Start by teaching the concept of stressed and unstressed syllables using everyday words before introducing meter. Clap out the 'da-DUM' pattern with simple two-syllable words like 'a-LONE' or 'be-CAUSE', then show how five of these iambs string together in a single line of verse. Once students can hear the rhythm in isolated words, move to short excerpts from Shakespeare's sonnets so they can apply scansion to authentic literary text. Marking syllables directly on printed lines is one of the most effective ways to make the abstract pattern concrete and visible.
What exercises help students practice identifying iambic pentameter?
Scansion exercises, where students mark each syllable as stressed or unstressed and count the feet in a line, are the most direct practice method. Having students work with excerpts from Shakespeare's sonnets or Milton's epic poetry grounds the skill in real literary examples rather than contrived sentences. Reading lines aloud while tapping or clapping the rhythm reinforces the auditory dimension of meter recognition, which purely visual exercises can miss. Worksheets that ask students to identify lines that deviate from strict iambic pentameter, such as feminine endings or pyrrhic substitutions, extend practice for students who have mastered the baseline pattern.
What mistakes do students commonly make when scanning iambic pentameter?
The most common error is forcing a strict 'da-DUM' pattern onto every syllable, ignoring natural speech stress, which produces incorrect scansion and misreads the poet's intended rhythm. Students also frequently miscount feet, either grouping syllables incorrectly or losing track midway through a line, so teaching them to mark divisions between feet with a vertical slash helps prevent this. Another frequent misconception is assuming that any line in a poem labeled as iambic pentameter must have exactly ten syllables, when in practice feminine endings and other variations are common. Reminding students that meter describes a dominant pattern, not a rigid rule, helps them approach variation with more analytical confidence.
How can I differentiate iambic pentameter instruction for students at different skill levels?
For students who are still developing syllable awareness, begin with two-syllable word sorting before asking them to scan full lines of verse. Intermediate students benefit from guided scansion of short, regular Shakespearean sonnet lines where the iambic pattern is clean and consistent. Advanced learners can be challenged with passages from Milton or later poets where metrical substitutions are frequent, requiring them to identify and explain deviations rather than simply confirm the pattern. On Wayground, teachers can apply accommodations such as reduced answer choices or read-aloud support for individual students, allowing the same worksheet activity to serve a range of proficiency levels simultaneously.
How do I use Wayground's iambic pentameter worksheets in my classroom?
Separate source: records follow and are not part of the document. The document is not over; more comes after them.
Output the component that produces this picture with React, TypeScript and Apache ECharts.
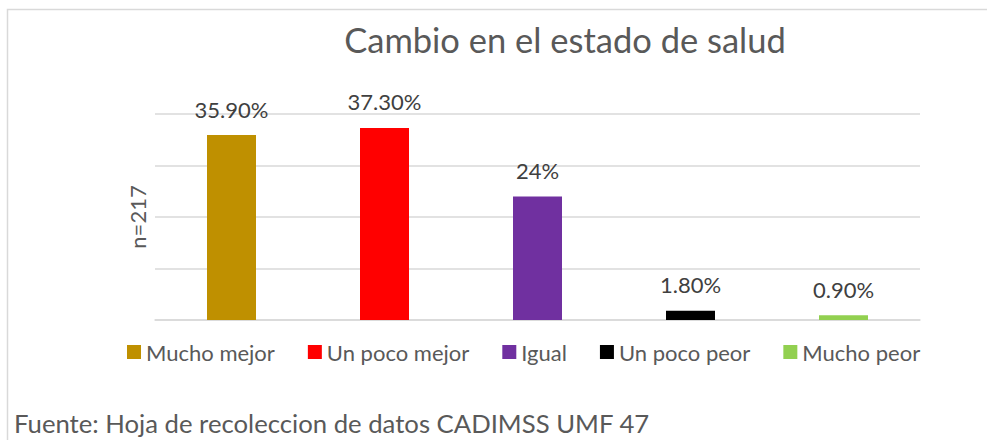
import React, { useEffect, useRef } from "react";
import * as echarts from "echarts";

const categories = ["Mucho mejor", "Un poco mejor", "Igual", "Un poco peor", "Mucho peor"];
const values = [35.9, 37.3, 24, 1.8, 0.9];
const valueLabels = ["35.90%", "37.30%", "24%", "1.80%", "0.90%"];
const colors = ["#BF9000", "#FF0000", "#7030A0", "#000000", "#92D050"];
const titleText = "Cambio en el estado de salud";
const yAxisName = "n=217";
const footerText = "Fuente: Hoja de recoleccion de datos CADIMSS UMF 47";

const FONT = "Lato, 'Open Sans', sans-serif";

export default function App() {
  const ref = useRef<HTMLDivElement>(null);
  useEffect(() => {
    if (!ref.current) return;
    const chart = echarts.init(ref.current, undefined, { renderer: "svg" });
    const series = categories.map((name, i) => ({
      name,
      type: "bar",
      stack: "all",
      barWidth: 49,
      itemStyle: { color: colors[i] },
      data: categories.map((_, j) => (j === i ? values[i] : null)),
      label: {
        show: true,
        position: "top",
        distance: 15,
        color: "#404040",
        fontFamily: FONT,
        fontSize: 22,
        formatter: () => valueLabels[i],
      },
    }));
    chart.setOption({
      animation: false,
      backgroundColor: "#ffffff",
      grid: { left: 155, right: 67, top: 114, bottom: 120 },
      xAxis: {
        type: "category",
        data: categories,
        axisLine: { show: true, lineStyle: { color: "#d9d9d9", width: 1.5 } },
        axisTick: { show: false },
        axisLabel: { show: false },
      },
      yAxis: {
        type: "value",
        min: 0,
        max: 40,
        interval: 10,
        axisLabel: { show: false },
        axisLine: { show: false },
        axisTick: { show: false },
        splitLine: { lineStyle: { color: "#d9d9d9", width: 1.5 } },
      },
      legend: {
        left: 127,
        top: 341,
        padding: 0,
        itemWidth: 14,
        itemHeight: 14,
        itemGap: 33,
        icon: "rect",
        data: categories,
        textStyle: { color: "#595959", fontFamily: FONT, fontSize: 22 },
      },
      graphic: [
        {
          type: "rect",
          shape: { x: 7.5, y: 9.5, width: 1000, height: 450 },
          style: { fill: "none", stroke: "#d9d9d9", lineWidth: 1.5 },
          silent: true,
        },
        {
          type: "text",
          x: 565,
          y: 39,
          style: {
            text: titleText,
            fill: "#595959",
            font: `34.5px ${FONT}`,
            textAlign: "center",
            textVerticalAlign: "middle",
          },
        },
        {
          type: "text",
          x: 137,
          y: 217,
          rotation: Math.PI / 2,
          style: {
            text: yAxisName,
            fill: "#595959",
            font: `22px ${FONT}`,
            textAlign: "center",
            textVerticalAlign: "middle",
          },
        },
        {
          type: "text",
          x: 14,
          y: 423,
          style: {
            text: footerText,
            fill: "#595959",
            font: `25.7px ${FONT}`,
            textAlign: "left",
            textVerticalAlign: "middle",
          },
        },
      ],
      series,
    });
    return () => chart.dispose();
  }, []);
  return (
    <div
      ref={ref}
      style={{ position: "fixed", left: 0, top: 0, width: 987, height: 440, background: "#fff" }}
    />
  );
}
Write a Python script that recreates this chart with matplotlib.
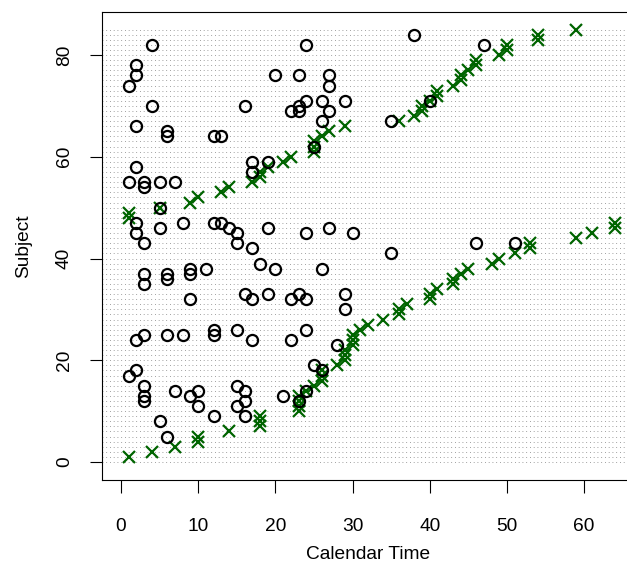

Wayground's iambic pentameter worksheets are available as printable PDFs for traditional classroom use and in digital formats for technology-integrated or remote learning environments, so they fit naturally into most lesson structures. Teachers can distribute printed copies for in-class scansion practice or assign the digital version for homework, and they can also host worksheets as a live quiz on Wayground to review meter recognition as a whole-class activity. Each worksheet includes a complete answer key, which makes them equally useful for independent student practice, peer review exercises, or teacher-led instruction.
Why is iambic pentameter important for students to learn in an English or literature class?
Iambic pentameter is the dominant metrical form in English literary tradition, used by Shakespeare, Milton, Marlowe, Keats, and countless others, so understanding it is foundational to analyzing a significant portion of the literary canon. Students who can identify and scan iambic pentameter are better equipped to notice when a poet deviates from the pattern and to ask why, which sharpens close-reading and interpretive skills. Beyond Shakespeare's sonnets and plays, the meter appears in blank verse, heroic couplets, and dramatic monologues, making it a transferable analytical tool across multiple genres and periods.